Someone needs to write a feminist dictionary. Something that would answer questions like, ‘What the fuck is intersectionality?’ It would be an important first step towards ensuring we were all on the same page, and a precursor to the necessary conversations we need to have about the deeper meanings and contested applications of such feminist terms.
In the absence of a said feminictionary, basically, intersectionality is about how discrimination often intersects. If feminism is about the inequality and injustices faced by those identifying as women, then intersectionality is about the fact not all of those struggles are equal or apply to all women in the same way. Intersectionality alludes to the multiple oppressions based on race, class, ability, age, etc.
Personally, when I first heard about it, I thought it rather grim. Wouldn’t including everything dilute and minimise the fight of equality for women? I have come to learn that this is a myth – like many other points about ‘the I word’.

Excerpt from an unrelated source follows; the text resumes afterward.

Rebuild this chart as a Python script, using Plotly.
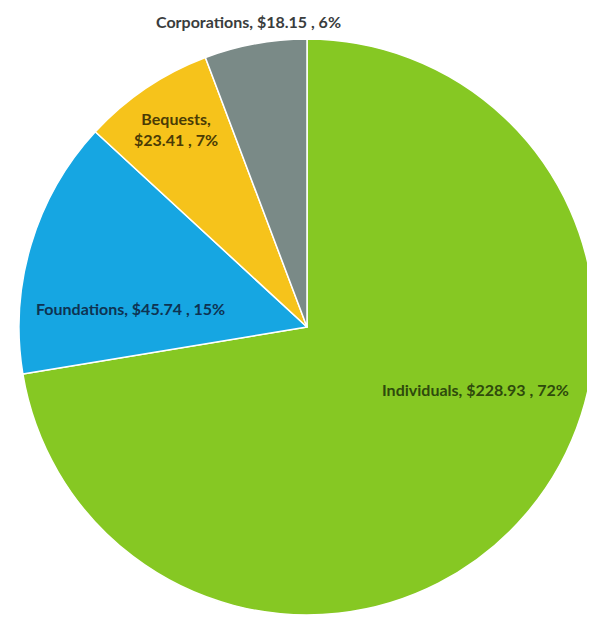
import plotly.graph_objects as go

names = ["Individuals", "Foundations", "Bequests", "Corporations"]
values = [228.93, 45.74, 23.41, 18.15]
pct_labels = [72, 15, 7, 6]
slice_colors = ["#86C823", "#16A6E2", "#F6C31B", "#7A8A87"]
text_colors = ["#2E4A0C", "#0E3352", "#4A3B05", "#3A3D3D"]

# page body has an 8px default margin; positions below are in page pixels
OFF = 8
W, H = 595, 622

fig = go.Figure()
fig.add_trace(go.Pie(
    labels=names,
    values=values,
    sort=False,
    direction="clockwise",
    rotation=0,
    textinfo="none",
    hoverinfo="label+value+percent",
    marker=dict(colors=slice_colors, line=dict(color="#FFFFFF", width=1.5)),
    domain=dict(x=[(19 - OFF) / W, (595 - OFF) / W],
                y=[1 - (615 - OFF) / H, 1 - (39 - OFF) / H]),
    showlegend=False,
))

label_pos = {
    "Individuals": (475, 389),
    "Foundations": (131, 308),
    "Bequests": (176, 129),
    "Corporations": (248, 21),
}

for n, v, p, c in zip(names, values, pct_labels, text_colors):
    if n == "Bequests":
        txt = f"{n},<br>${v:.2f} , {p}%"
    else:
        txt = f"{n}, ${v:.2f} , {p}%"
    px, py = label_pos[n]
    fig.add_annotation(
        x=(px - OFF) / W, y=1 - (py - OFF) / H, xref="paper", yref="paper",
        text=txt, showarrow=False, xanchor="center", yanchor="middle",
        font=dict(family="Lato", size=16, color=c, weight="bold"),
        align="center",
    )

fig.update_layout(
    width=W, height=H,
    margin=dict(l=0, r=0, t=0, b=0),
    paper_bgcolor="#FFFFFF",
    plot_bgcolor="#FFFFFF",
)

fig.write_html("out.html")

The term intersectionality was originally coined by critical race theorist Kimberlé Crenshaw in 1989 and became a term for the discrimination black women face in the US. Some still insist that it should only concern black feminism. My beef is not with that. My beef is with the white women and men who through well-intentioned naivety are in fact exploiting the term.
My story begins with a casual conversation I was having with a colleague. A well educated woman who knows a lot about gender theory and is a self-professed staunch feminist. Great. Except for when she started talking about privilege. (Another misunderstood term that has somehow become a buzzword.) She noted that she felt burdened by her white privilege. She moaned about the fact that in any situation she would always be listened to over and above the likes of someone like me – a brown skinned non-Christian immigrant.
She insisted that this unfairness is the way the world works – race will always trump everything else (ugh). At the time I was stunned and agreed though I knew something did not feel quite right. Upon reflection I realised there was more than one issue at play: naivety at thinking that race is solely always the issue – it certainly can be, but so can class, sexual orientation, gender identity, age, ethnicity, religion, disability, or a mixture of them all – and unintentional victimisation of people of colour, in this case – me. I found her words patronising at best and the emotion I felt was that of helplessness. I wish I could’ve told her, “sister, be encouraging of intersectionality but do not try to own it. It is not yours to own.”
Another story comes from a friend who has similar beef from the well meaning but ultimately condescending blokes on the political Left. These are guys who are self-professed feminists (great!) but insist that they know exactly how women feel and what they need to do, so they (the men) are well suited to discuss it – over the women that may also want to speak. They are like older brothers whose protectiveness and self-righteousness are detrimental to their overall goal. Brothers, be staunch feminists but do not aim to own it. It is not yours to own.
Intersectionality came about as a response to the mainly white middle class Western fight for gender quality. It fights against that homogeneity and insists that the struggle should include all those identifying as women and this means not forgetting to include them in the fight. It does not mean that you understand exactly what their struggles are. It does not mean that you are automatically privileged over them because you are white/rich/able bodied and so on. If you are, it does not mean you moan about that privilege or victimise them. It means you use that privilege to help. You use your position to incorporate and INCLUDE others in the fight. You do not speak on their behalf. You support and encourage them to use their own voice.
We need those voices more than ever if the current political sphere is to continue to try to ‘divide and conquer’. We need those voices to speak up and we all need to be standing behind them encouraging and supporting them.